Merrill Lynch estimates that by 2048, up to $100 trillion in assets will transition from the baby boomer generation to younger generations. These heirs are likely to manage and move capital through cryptocurrency networks as a primary route, unlike their parents. Chainalysis predicts that this behavioral change could add $508 trillion to annual stablecoin transaction volume by 2035, a figure larger than the current global cross-border payment market size.
The second factor is merchant acceptance. If enough stores accept stablecoins as a payment method, cryptocurrency payments will no longer be a special choice. It will simply become an everyday transaction. Major retailers and payment processors are already testing the introduction of stablecoin payments at the payment stage.
When stablecoin acceptance becomes a reality in physical stores, everyday transactions such as groceries, rent, and subscription fees will transition to large-scale on-chain activities.
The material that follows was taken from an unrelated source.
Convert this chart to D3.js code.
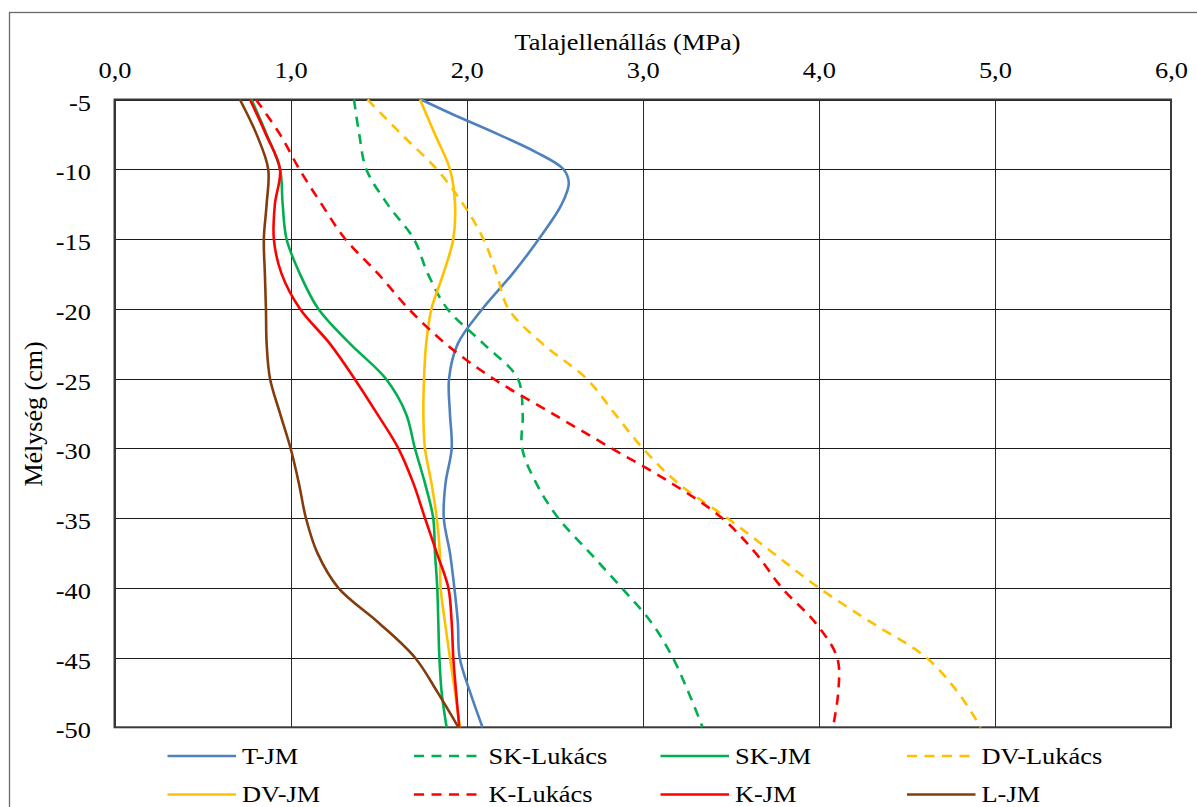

Chainalysis estimates that this change alone could increase annual transaction volume by $232 trillion by 2035.
Reasons why large financial institutions are paying attention to the stablecoin payment network
If the current trend continues, stablecoin transactions will grow to a scale comparable to that of Visa and Mastercard between 2031 and 2039. Stablecoins are settled in seconds, operate 24/7, and eliminate intermediaries. Stripe has acquired Bridge, and Mastercard has partnered with BVNK.
Traditional financial institutions are facing changing choices. Waiting institutions may find themselves settling on others' payment networks.